Les bénéficiaires des prestations des services publics, qu’ils soient des individus ou des entreprises publiques ou privées, ne se situent pas dans une relation traditionnelle de consommateur-payeur, ni d’offre et de demande, et il n’y a pas, au bout de la chaîne, un groupe d’actionnaires qui décide oui ou non si continuer l’aventure vaut la peine. Ainsi en est-il de la radio et de la télévision publique en Suisse, non pas pour satisfaire des besoins idéologiques, mais par pragmatisme. Ce n’est pas un choix entre deux voies également praticables – c’est le choix de Guillaume Tell devant le chapeau de Gessler. Économiquement, sans protectionnisme, l’audiovisuel suisse est promis à une disparition certaine. Lente en Suisse alémanique, très rapide en Suisse latine.

Quelle efficacité ?

Bien sûr, il ne s’agit pas de donner un chèque en blanc à une institution sous prétexte qu’elle est décrétée de « service public ». Il est nécessaire de la soumettre constamment à une évaluation sur l’échelle de l’efficacité.

Sur cette échelle, le service public oscille entre deux pôles : d’un côté celui du monopole intégral, qui contient le risque de la bureaucratisation complète et de la paralysie croissante. De l’autre côté, la mise en concurrence complète, qui l’amène à s’aligner sur les objectifs du secteur privé, et lui font renoncer de plus en plus aux tâches les moins rentables et, en fin de compte, perdre son caractère de service public.

Le modèle de la SSR se situe quelque part entre ces deux extrêmes, le monopole et la concurrence intégrale. Et sans doute à mi-distance de ces deux dangers.

Comme gage de sa lutte contre la bureaucratisation, la direction de la SSR a imposé en cet automne 2015 des mesures d’austérité. Quant à l’autre extrémité, la concurrence est certes réduite à néant par le régime de la concession sur le terrain régional, mais elle est des plus vives avec les chaînes internationales perçues en Suisse, qui se multiplient jour après jour. Le critère d’efficacité primordial du service public audiovisuel en Suisse se résume en cette formule toute simple : les Suisses parviennent-ils à concentrer toutes leurs forces, ou bien se laissent-ils écharper par les chaînes des pays voisins ?
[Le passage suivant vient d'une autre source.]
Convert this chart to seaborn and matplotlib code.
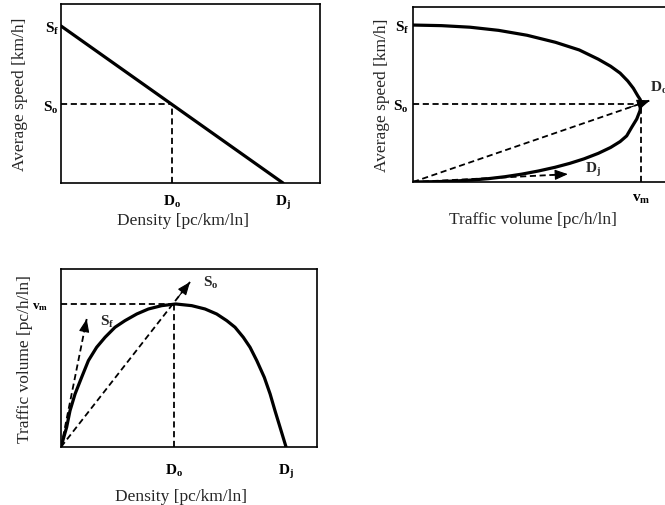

Qui est plus indépendant, le privé ou le public ?

La doxa néo-libérale voudrait que les médias privés soient indépendants du pouvoir et que le service public, alimenté par la redevance, soit dépendant du gouvernement et du Parlement. La réalité est plus complexe, favorisée certainement par l’absence de parti majoritaire en Suisse. La SSR remplit plutôt bien son mandat dans le domaine informatif, alors que du côté de la fiction sa dépendance aux produits internationaux est plus marquée.

La privatisation de l’audiovisuel en Suisse n’aurait aucune chance d’augmenter l’indépendance de ce média à l’égard du pouvoir économique et politique, et encore moins sur le plan culturel.

C’est bien le contraire qui serait à craindre, comme le montre l’exemple de la presse écrite en Espagne (c’est un ancien directeur du principal journal de droite El Mundo qui parle) : Avec la chute de la publicité et des ventes, les journaux sont devenus plus dépendants des pouvoirs politiques et de leurs alliés économiques, les entreprises des grands secteurs régulés comme la banque ou l’énergie. Le niveau de la presse a baissé. Le pouvoir a mis les journalistes à genoux, mais les journalistes ont soif de se remettre debout. (Pedro J. Ramirez, interviewé par Le Monde, 14.10.2015)

Il est difficile de prédire à quelle vitesse s’opérera la mutation du mode de consommation des médias audiovisuels et imprimés dans les prochaines années, mais plus l’avenir de la TV traditionnelle (linéaire) est incertain, plus il est nécessaire de maintenir l’enveloppe de protection légale qui lui permettra de réussir sa mutation numérique.

Emprunter au contraire une voie privée, c’est prendre le risque de faire fondre le savoir-faire audiovisuel du pays. Pour les Suisses, qui doivent constamment défendre leur neutralité active, leur présence souvent incongrue et incomprise au milieu de l’Union Européenne, sans parler de leurs exportations commerciales, cette perte de voix interviendrait au plus mauvais moment, à l’approche de la Berezina.